The exact numerical value of pi is incalculable, but mathematicians have been able to produce very precise approximations. Many know the number as 3.14, and I imagine most mathematicians can recall 3.14159 - it is not even uncommon to find people who can recite 3.1415926535898. But, whether one knows two decimal places of pi or a hundred, all can agree that pi is "a bit more than three." And, as we discover, it is not difficult to see Pi also as "a bit more than three."

Though it greatly surprises his parents, Pi comes to adopt to himself three religions: his native religion of the Brahman nirguna, Hinduism (one); the religion of Allah and Muhammad, Islam (two); and the religion of the Father, Son, and Holy Spirit, Christianity (three). When the priest, imam, and pandit discover that Pi claims all three religions, the only matter on which they agree is that such cannot be: "'...he [Pi] can’t be a Hindu, a Christian and a Muslim. It’s impossible. He must choose'" (Martel 69). However, Pi’s choice is to be just that: a Hindu, a Christian, and a Muslim. He will be all three.

And yet, Pi is more than simply a Christian, a Muslim, and a Hindu. For, just as "religion is more than rite and ritual" (Martel 48), so, too, is Pi more than the composite of those three faiths. If Hinduism, Islam, and Christianity are the three, then Pi is the point one four. Pi does the impossible: he joins the three religions to himself in a way that seemingly cannot be done. Pi’s ability to absorb and unite what others perceive as contradictory is irrational - just as the simple division of a circle’s circumference by its diameter yields an unexpectedly irrational result.

This similarity is hardly a coincidence - even the relationship between geometry and Pi’s journey is significant. Pi discusses circles in the midst of his journey at sea:

To be a castaway is to be a point perpetually at the centre of a circle. However much things may appear to change … the geometry never changes. Your gaze is always a radius. The circumference is ever great. In fact, the circles multiply. To be a castaway is to be caught in a harrowing ballet of circles... (Martel 215-216).

Pi understands that he is traveling in a midst of circles, and we as readers have the ability to view his journey with a bird’s eye - that is, although Pi feels ever in the center of a circle, we can see him as traversing one whose boundaries include the place at which the Tsimtsum sinks and the Mexican shore where Pi lands. Thus, the correlation between pi and Pi is clear: both are relationships between a crossing and the thing it crosses.

Therefore, if pi and Pi are related, then the diameter of the circle and Pi’s crossing the Pacific Ocean are also related. If a mathematician were to try to use the number three to "construct" a diameter, the line would not make it all the way across the circle.

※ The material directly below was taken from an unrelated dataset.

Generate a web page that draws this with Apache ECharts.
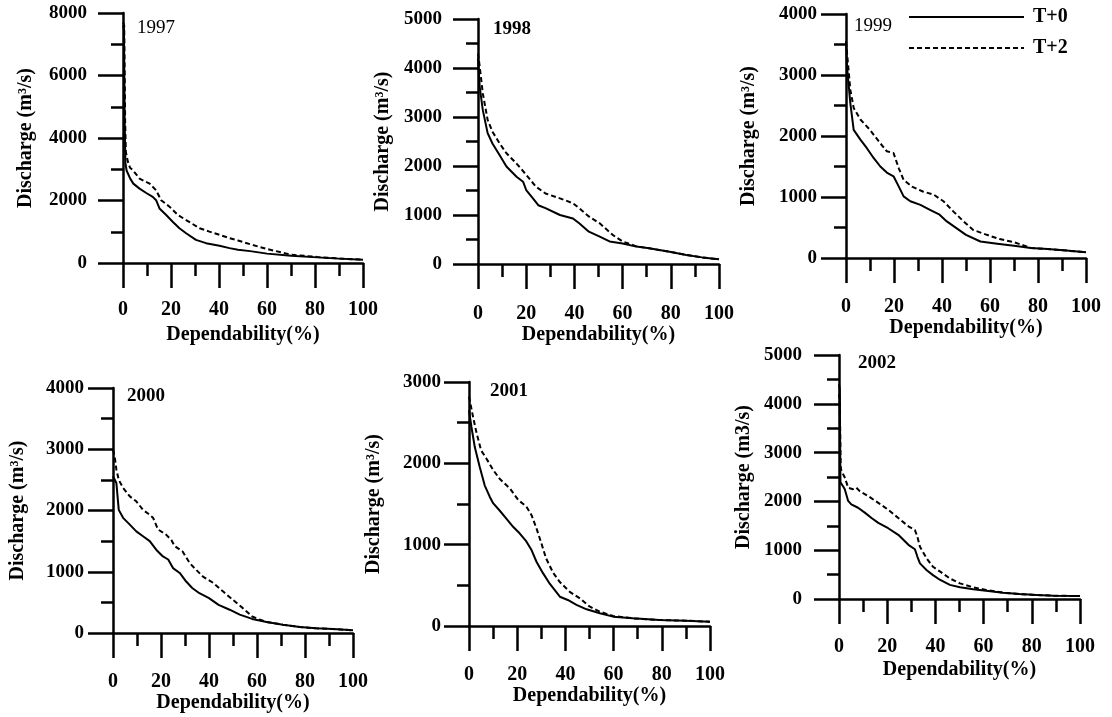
<!DOCTYPE html>
<html>
<head>
<meta charset="utf-8">
<script src="https://cdn.jsdelivr.net/npm/echarts@6/dist/echarts.min.js"></script>
<style>
  html, body { margin: 0; padding: 0; background: #fff; }
  #chart { width: 1112px; height: 717px; }
</style>
</head>
<body>
<div id="chart"></div>
<script>
// values: [dependability %, discharge m3/s]
const years = ['1997', '1998', '1999', '2000', '2001', '2002'];
const yMax = [8000, 5000, 4000, 4000, 3000, 5000];
const yStep = [2000, 1000, 1000, 1000, 1000, 1000];
const yNames = ['Discharge (m³/s)', 'Discharge (m³/s)', 'Discharge (m³/s)', 'Discharge (m³/s)', 'Discharge (m³/s)', 'Discharge (m3/s)'];
const xName = 'Dependability(%)';
const seriesNames = ['T+0', 'T+2'];

const t0_1997 = [[0,7600],[0.4,7500],[0.7,4500],[1,3200],[1.5,2960],[3,2700],[4.3,2540],[6.9,2380],[9.7,2240],[12.4,2116],[13.8,2010],[15.2,1746],[18,1534],[20.7,1322],[23.5,1111],[26.3,952],[30.4,740],[34.6,635],[40.2,550],[44.4,476],[47.9,423],[53,380],[60,300],[70,235],[81,180],[90,140],[100,105]];
const t2_1997 = [[0,7700],[0.5,7600],[0.9,4500],[1.2,3550],[2,3250],[2.9,3050],[4,2980],[6.9,2700],[11.1,2540],[13.8,2328],[15.9,2010],[19.4,1800],[22.9,1534],[26.3,1375],[31.9,1111],[36,1005],[40.2,900],[44.4,794],[47.9,720],[53,600],[60,448],[70,267],[81,192],[90,145],[100,105]];

const t0_1998 = [[0,4200],[0.7,3620],[2,3140],[4,2670],[6,2460],[9,2220],[11.8,1990],[16,1780],[18.7,1680],[20,1510],[22.8,1340],[25,1200],[28,1140],[34,1000],[39.4,930],[42,830],[46,660],[50.5,560],[54.6,460],[60,420],[65.7,355],[71,320],[79.5,250],[86.4,185],[93,135],[100,95]];
const t2_1998 = [[0,4300],[0.7,4030],[2,3480],[4,2940],[6,2700],[9,2460],[11.8,2260],[16,2050],[20,1820],[24,1580],[28,1440],[34,1340],[39.4,1240],[42,1140],[46,970],[50.5,830],[56,590],[60,460],[65.7,360],[71,320],[79.5,250],[86.4,185],[93,135],[100,95]];

const t0_1999 = [[0,3550],[0.4,3140],[1.8,2540],[3.2,2100],[6,1940],[8.7,1800],[11.5,1640],[14.3,1500],[17,1400],[19.8,1340],[22,1170],[24,1010],[26.8,930],[31,870],[35,790],[39,710],[42,600],[46,490],[50,380],[56,270],[63,235],[70,200],[77,165],[84,147],[90.6,126],[100,93]];
const t2_1999 = [[0,3550],[0.4,3520],[1.8,2760],[3.2,2460],[6,2270],[10,2100],[14.3,1880],[17,1750],[19.8,1720],[22,1470],[24,1280],[27.5,1170],[32,1090],[36.5,1040],[40.6,930],[44.8,760],[49,600],[53,460],[58.7,380],[64,310],[70,260],[77,165],[84,147],[90.6,126],[100,93]];

const t0_2000 = [[0,2560],[1.4,2450],[2.4,2010],[4.2,1880],[7,1770],[9.7,1660],[12.5,1580],[15.3,1500],[18,1360],[20.8,1250],[23,1200],[25,1060],[27.8,980],[30.5,840],[33,735],[36,650],[40,570],[44,460],[48.6,380],[52.8,300],[58,230],[64,180],[70.8,136],[77.8,98],[84.7,76],[91.7,65],[100,44]];
const t2_2000 = [[0,2990],[0.7,2880],[1.4,2670],[2.4,2500],[4.2,2370],[7,2230],[9.7,2150],[12.5,2010],[14.6,1950],[16.7,1880],[18.75,1690],[22,1610],[24.3,1520],[25.7,1420],[29,1330],[32,1140],[34.7,1030],[37.5,920],[41.7,820],[45.8,680],[50,540],[54,410],[58,270],[61,220],[64,180],[70.8,136],[77.8,98],[84.7,76],[91.7,65],[100,44]];

const t0_2001 = [[0,2650],[1,2450],[2.4,2200],[4.4,1960],[6.5,1730],[8.6,1590],[10,1510],[12.7,1420],[15.5,1320],[18.3,1220],[21,1140],[23.8,1040],[26,930],[28,790],[30.7,650],[33.5,520],[35.6,440],[37.7,360],[41,320],[44.6,260],[48.8,205],[54.3,156],[59.8,115],[68,94],[79,74],[90,65],[100,53]];
const t2_2001 = [[0,2820],[1.7,2570],[3,2390],[5,2160],[7.2,2060],[10,1920],[12.7,1810],[17,1690],[20.4,1550],[23.8,1470],[26,1360],[28,1200],[30,1020],[32,830],[35,650],[37.7,540],[41.8,420],[46,340],[50,240],[54.3,176],[59.8,123],[68,94],[79,74],[90,65],[100,53]];

const t0_2002 = [[0,4400],[0.3,4300],[0.6,2390],[1.8,2300],[2.4,2250],[3.8,2010],[5.1,1940],[7.9,1870],[10.7,1770],[13.5,1660],[16.3,1560],[20.4,1450],[24.6,1315],[28.8,1110],[31.5,1020],[32.5,870],[33.6,730],[36.4,590],[39,490],[42,390],[46,290],[50.2,240],[55.7,200],[61,170],[68,130],[75,100],[82,82],[89,68],[100,61]];
const t2_2002 = [[0,4200],[0.3,4100],[0.7,2700],[1,2630],[2.4,2490],[3.8,2280],[5.8,2250],[7.2,2280],[8.6,2210],[12.1,2110],[16.3,1970],[20.4,1830],[24.6,1660],[28.8,1490],[31.5,1410],[32.5,1280],[33.6,1070],[36.4,830],[39,660],[42,560],[46,420],[50.2,320],[55.7,240],[61,185],[68,130],[75,100],[82,82],[89,68],[100,61]];

const t0 = [t0_1997, t0_1998, t0_1999, t0_2000, t0_2001, t0_2002];
const t2 = [t2_1997, t2_1998, t2_1999, t2_2000, t2_2001, t2_2002];

// panel placement in the 1112x717 picture
const layout = [
  { left: 123, top: 13, width: 240, height: 250, yLab: 36, yGap: 87, xLab: 37, xGap: 62, yearX: 137, yearY: 19, bold: false },
  { left: 478, top: 19, width: 241, height: 245, yLab: 36, yGap: 85, xLab: 40, xGap: 56, yearX: 493, yearY: 20, bold: true },
  { left: 846, top: 14, width: 240, height: 244, yLab: 29, yGap: 87, xLab: 39, xGap: 56, yearX: 854, yearY: 17, bold: false },
  { left: 113, top: 388, width: 240, height: 245, yLab: 29, yGap: 85, xLab: 39, xGap: 54, yearX: 127, yearY: 387, bold: true },
  { left: 469, top: 382, width: 241, height: 244, yLab: 28, yGap: 85, xLab: 39, xGap: 57, yearX: 490, yearY: 382, bold: true },
  { left: 839, top: 355, width: 241, height: 244, yLab: 37, yGap: 85, xLab: 38, xGap: 61, yearX: 858, yearY: 354, bold: true }
];

const serif = "'Liberation Serif', 'Times New Roman', serif";
const axisLine = { show: true, onZero: false, lineStyle: { color: '#000', width: 2.5 } };
const axisTick = { show: true, inside: false, length: 25, lineStyle: { color: '#000', width: 2.5 } };
const plain = v => String(v);

const grid = [], xAxis = [], yAxis = [], series = [], graphic = [];
layout.forEach((p, i) => {
  grid.push({ left: p.left, top: p.top, width: p.width, height: p.height, containLabel: false, outerBoundsMode: 'none' });
  xAxis.push({
    gridIndex: i, type: 'value', min: 0, max: 100, interval: 20,
    name: xName, nameLocation: 'middle', nameGap: p.xGap,
    nameTextStyle: { fontFamily: serif, fontWeight: 'bold', fontSize: 20, color: '#000' },
    axisLine, axisTick,
    minorTick: { show: true, splitNumber: 2, length: 13, lineStyle: { color: '#000', width: 2.5 } },
    splitLine: { show: false },
    axisLabel: { margin: p.xLab, formatter: plain, fontFamily: serif, fontWeight: 'bold', fontSize: 20, color: '#000' }
  });
  yAxis.push({
    gridIndex: i, type: 'value', min: 0, max: yMax[i], interval: yStep[i],
    name: yNames[i], nameLocation: 'middle', nameGap: p.yGap,
    nameTextStyle: { fontFamily: serif, fontWeight: 'bold', fontSize: 20, color: '#000' },
    axisLine, axisTick,
    minorTick: { show: true, splitNumber: 2, length: 12, lineStyle: { color: '#000', width: 2.5 } },
    splitLine: { show: false },
    axisLabel: { margin: p.yLab, formatter: plain, fontFamily: serif, fontWeight: 'bold', fontSize: 19, color: '#000' }
  });
  series.push({
    name: seriesNames[0], type: 'line', xAxisIndex: i, yAxisIndex: i,
    data: t0[i], symbol: 'none', smooth: false,
    lineStyle: { color: '#000', width: 2 }, itemStyle: { color: '#000' }
  });
  series.push({
    name: seriesNames[1], type: 'line', xAxisIndex: i, yAxisIndex: i,
    data: t2[i], symbol: 'none', smooth: false,
    lineStyle: { color: '#000', width: 2, type: [5, 3] }, itemStyle: { color: '#000' }
  });
  graphic.push({
    type: 'text', left: p.yearX, top: p.yearY,
    style: { text: years[i], fill: '#000', font: (p.bold ? 'bold ' : '') + '19px ' + serif }
  });
});

const chart = echarts.init(document.getElementById('chart'));
chart.setOption({
  backgroundColor: '#fff',
  animation: false,
  legend: {
    data: seriesNames, orient: 'vertical', left: 908, top: 7, padding: 0,
    itemWidth: 115, itemHeight: 20, itemGap: 11,
    itemStyle: { opacity: 0 },
    textStyle: { fontFamily: serif, fontWeight: 'bold', fontSize: 20, color: '#000', padding: [0, 0, 0, 4] }
  },
  grid, xAxis, yAxis, series, graphic
});
</script>
</body>
</html>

Nor would it be long enough if the mathematician used 3.14 or even, theoretically, 3.1415926535897932384626. No number but pi itself can get that diameter all the way across the circle. Regardless of our inability to understand how, pi manages to create a real, vital part of the circle: its diameter. In just the same way is Pi really not the same as the point one four - really, Pi is akin to the infinite string of decimal places that can never be understood. Pi, as "a bit more" than the union of three religions, is infinitely deep and complex, and he must be in order to make it across the ocean.